▶ _Collected material_:
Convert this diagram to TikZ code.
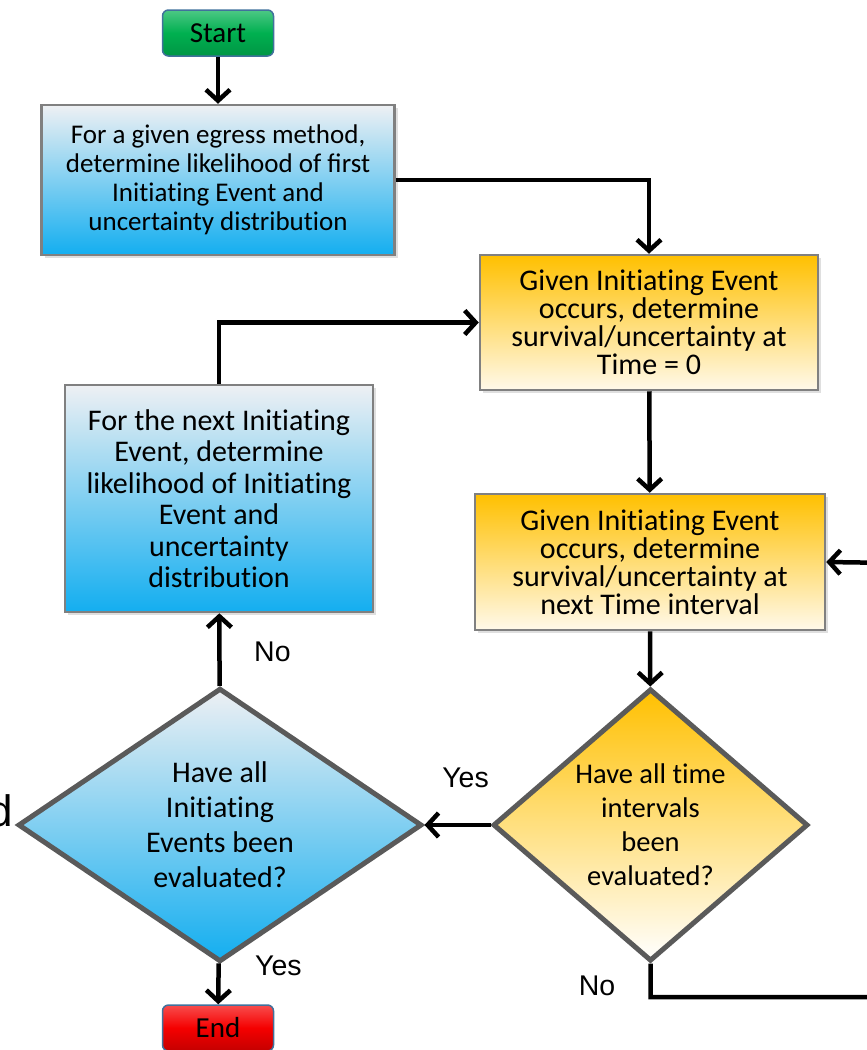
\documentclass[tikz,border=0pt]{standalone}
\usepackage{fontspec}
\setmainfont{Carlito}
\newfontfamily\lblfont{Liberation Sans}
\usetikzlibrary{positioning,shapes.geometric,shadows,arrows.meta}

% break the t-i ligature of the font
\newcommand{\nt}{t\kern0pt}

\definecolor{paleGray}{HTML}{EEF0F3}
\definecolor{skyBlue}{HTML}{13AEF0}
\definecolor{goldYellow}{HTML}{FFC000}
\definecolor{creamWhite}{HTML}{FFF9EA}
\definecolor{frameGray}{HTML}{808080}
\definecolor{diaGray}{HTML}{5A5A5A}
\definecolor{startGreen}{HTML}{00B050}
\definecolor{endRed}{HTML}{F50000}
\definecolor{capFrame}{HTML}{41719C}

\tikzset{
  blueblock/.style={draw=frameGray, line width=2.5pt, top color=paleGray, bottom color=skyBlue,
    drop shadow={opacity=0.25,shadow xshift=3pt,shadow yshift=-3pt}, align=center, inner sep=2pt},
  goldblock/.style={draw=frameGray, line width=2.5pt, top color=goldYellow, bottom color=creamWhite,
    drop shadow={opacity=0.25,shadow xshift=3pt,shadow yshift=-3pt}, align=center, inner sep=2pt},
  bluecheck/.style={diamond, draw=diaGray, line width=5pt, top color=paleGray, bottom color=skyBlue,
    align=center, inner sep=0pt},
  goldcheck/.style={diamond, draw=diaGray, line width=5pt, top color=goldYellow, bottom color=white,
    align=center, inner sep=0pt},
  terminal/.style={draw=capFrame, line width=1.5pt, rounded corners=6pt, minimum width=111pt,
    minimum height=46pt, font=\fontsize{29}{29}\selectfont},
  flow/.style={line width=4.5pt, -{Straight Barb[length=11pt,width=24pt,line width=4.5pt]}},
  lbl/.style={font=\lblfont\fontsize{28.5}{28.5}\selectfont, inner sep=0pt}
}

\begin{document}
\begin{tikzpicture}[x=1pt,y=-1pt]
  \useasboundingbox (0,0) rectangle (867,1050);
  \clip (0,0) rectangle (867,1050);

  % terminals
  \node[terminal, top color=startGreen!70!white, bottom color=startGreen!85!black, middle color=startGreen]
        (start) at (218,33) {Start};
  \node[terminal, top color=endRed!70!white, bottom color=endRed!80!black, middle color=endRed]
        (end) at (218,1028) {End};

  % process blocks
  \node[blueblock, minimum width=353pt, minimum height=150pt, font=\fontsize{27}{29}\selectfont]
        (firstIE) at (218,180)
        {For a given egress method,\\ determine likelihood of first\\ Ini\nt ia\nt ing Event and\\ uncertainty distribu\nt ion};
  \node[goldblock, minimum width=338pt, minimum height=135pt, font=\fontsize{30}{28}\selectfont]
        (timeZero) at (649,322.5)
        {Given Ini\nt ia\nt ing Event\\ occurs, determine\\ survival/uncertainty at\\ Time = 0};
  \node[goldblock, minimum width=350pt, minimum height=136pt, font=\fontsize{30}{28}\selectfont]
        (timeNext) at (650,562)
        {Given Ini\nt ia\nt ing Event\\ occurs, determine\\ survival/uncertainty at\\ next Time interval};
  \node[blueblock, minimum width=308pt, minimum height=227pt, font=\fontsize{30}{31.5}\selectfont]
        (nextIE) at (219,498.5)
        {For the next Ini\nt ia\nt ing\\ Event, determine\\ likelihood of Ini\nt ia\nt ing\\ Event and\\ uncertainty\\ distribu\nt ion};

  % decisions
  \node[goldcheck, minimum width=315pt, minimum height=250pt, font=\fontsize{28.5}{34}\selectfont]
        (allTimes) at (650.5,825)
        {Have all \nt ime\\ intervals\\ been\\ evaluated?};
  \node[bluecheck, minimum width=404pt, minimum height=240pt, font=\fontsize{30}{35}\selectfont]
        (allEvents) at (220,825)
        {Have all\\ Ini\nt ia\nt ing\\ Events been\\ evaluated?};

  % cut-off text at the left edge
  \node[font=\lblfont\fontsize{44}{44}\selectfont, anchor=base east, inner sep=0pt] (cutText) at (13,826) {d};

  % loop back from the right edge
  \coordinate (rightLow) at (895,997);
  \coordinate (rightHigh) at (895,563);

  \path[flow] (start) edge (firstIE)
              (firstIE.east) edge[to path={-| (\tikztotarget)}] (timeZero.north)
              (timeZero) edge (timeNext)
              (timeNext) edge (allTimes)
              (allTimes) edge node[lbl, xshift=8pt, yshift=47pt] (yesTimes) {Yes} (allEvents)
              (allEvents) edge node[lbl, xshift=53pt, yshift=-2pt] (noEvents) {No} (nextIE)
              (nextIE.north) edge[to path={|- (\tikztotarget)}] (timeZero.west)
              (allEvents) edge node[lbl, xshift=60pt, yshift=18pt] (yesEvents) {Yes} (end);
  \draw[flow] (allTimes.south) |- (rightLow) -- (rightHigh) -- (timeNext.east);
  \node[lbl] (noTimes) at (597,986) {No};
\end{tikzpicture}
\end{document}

▶ _What is being asked_: The data should be printed again unchanged; leave its pictures out.

▶ _Final result_:
Convert this diagram to TikZ code.
\documentclass[tikz,border=0pt]{standalone}
\usepackage{fontspec}
\setmainfont{Carlito}
\newfontfamily\lblfont{Liberation Sans}
\usetikzlibrary{positioning,shapes.geometric,shadows,arrows.meta}

% break the t-i ligature of the font
\newcommand{\nt}{t\kern0pt}

\definecolor{paleGray}{HTML}{EEF0F3}
\definecolor{skyBlue}{HTML}{13AEF0}
\definecolor{goldYellow}{HTML}{FFC000}
\definecolor{creamWhite}{HTML}{FFF9EA}
\definecolor{frameGray}{HTML}{808080}
\definecolor{diaGray}{HTML}{5A5A5A}
\definecolor{startGreen}{HTML}{00B050}
\definecolor{endRed}{HTML}{F50000}
\definecolor{capFrame}{HTML}{41719C}

\tikzset{
  blueblock/.style={draw=frameGray, line width=2.5pt, top color=paleGray, bottom color=skyBlue,
    drop shadow={opacity=0.25,shadow xshift=3pt,shadow yshift=-3pt}, align=center, inner sep=2pt},
  goldblock/.style={draw=frameGray, line width=2.5pt, top color=goldYellow, bottom color=creamWhite,
    drop shadow={opacity=0.25,shadow xshift=3pt,shadow yshift=-3pt}, align=center, inner sep=2pt},
  bluecheck/.style={diamond, draw=diaGray, line width=5pt, top color=paleGray, bottom color=skyBlue,
    align=center, inner sep=0pt},
  goldcheck/.style={diamond, draw=diaGray, line width=5pt, top color=goldYellow, bottom color=white,
    align=center, inner sep=0pt},
  terminal/.style={draw=capFrame, line width=1.5pt, rounded corners=6pt, minimum width=111pt,
    minimum height=46pt, font=\fontsize{29}{29}\selectfont},
  flow/.style={line width=4.5pt, -{Straight Barb[length=11pt,width=24pt,line width=4.5pt]}},
  lbl/.style={font=\lblfont\fontsize{28.5}{28.5}\selectfont, inner sep=0pt}
}

\begin{document}
\begin{tikzpicture}[x=1pt,y=-1pt]
  \useasboundingbox (0,0) rectangle (867,1050);
  \clip (0,0) rectangle (867,1050);

  % terminals
  \node[terminal, top color=startGreen!70!white, bottom color=startGreen!85!black, middle color=startGreen]
        (start) at (218,33) {Start};
  \node[terminal, top color=endRed!70!white, bottom color=endRed!80!black, middle color=endRed]
        (end) at (218,1028) {End};

  % process blocks
  \node[blueblock, minimum width=353pt, minimum height=150pt, font=\fontsize{27}{29}\selectfont]
        (firstIE) at (218,180)
        {For a given egress method,\\ determine likelihood of first\\ Ini\nt ia\nt ing Event and\\ uncertainty distribu\nt ion};
  \node[goldblock, minimum width=338pt, minimum height=135pt, font=\fontsize{30}{28}\selectfont]
        (timeZero) at (649,322.5)
        {Given Ini\nt ia\nt ing Event\\ occurs, determine\\ survival/uncertainty at\\ Time = 0};
  \node[goldblock, minimum width=350pt, minimum height=136pt, font=\fontsize{30}{28}\selectfont]
        (timeNext) at (650,562)
        {Given Ini\nt ia\nt ing Event\\ occurs, determine\\ survival/uncertainty at\\ next Time interval};
  \node[blueblock, minimum width=308pt, minimum height=227pt, font=\fontsize{30}{31.5}\selectfont]
        (nextIE) at (219,498.5)
        {For the next Ini\nt ia\nt ing\\ Event, determine\\ likelihood of Ini\nt ia\nt ing\\ Event and\\ uncertainty\\ distribu\nt ion};

  % decisions
  \node[goldcheck, minimum width=315pt, minimum height=250pt, font=\fontsize{28.5}{34}\selectfont]
        (allTimes) at (650.5,825)
        {Have all \nt ime\\ intervals\\ been\\ evaluated?};
  \node[bluecheck, minimum width=404pt, minimum height=240pt, font=\fontsize{30}{35}\selectfont]
        (allEvents) at (220,825)
        {Have all\\ Ini\nt ia\nt ing\\ Events been\\ evaluated?};

  % cut-off text at the left edge
  \node[font=\lblfont\fontsize{44}{44}\selectfont, anchor=base east, inner sep=0pt] (cutText) at (13,826) {d};

  % loop back from the right edge
  \coordinate (rightLow) at (895,997);
  \coordinate (rightHigh) at (895,563);

  \path[flow] (start) edge (firstIE)
              (firstIE.east) edge[to path={-| (\tikztotarget)}] (timeZero.north)
              (timeZero) edge (timeNext)
              (timeNext) edge (allTimes)
              (allTimes) edge node[lbl, xshift=8pt, yshift=47pt] (yesTimes) {Yes} (allEvents)
              (allEvents) edge node[lbl, xshift=53pt, yshift=-2pt] (noEvents) {No} (nextIE)
              (nextIE.north) edge[to path={|- (\tikztotarget)}] (timeZero.west)
              (allEvents) edge node[lbl, xshift=60pt, yshift=18pt] (yesEvents) {Yes} (end);
  \draw[flow] (allTimes.south) |- (rightLow) -- (rightHigh) -- (timeNext.east);
  \node[lbl] (noTimes) at (597,986) {No};
\end{tikzpicture}
\end{document}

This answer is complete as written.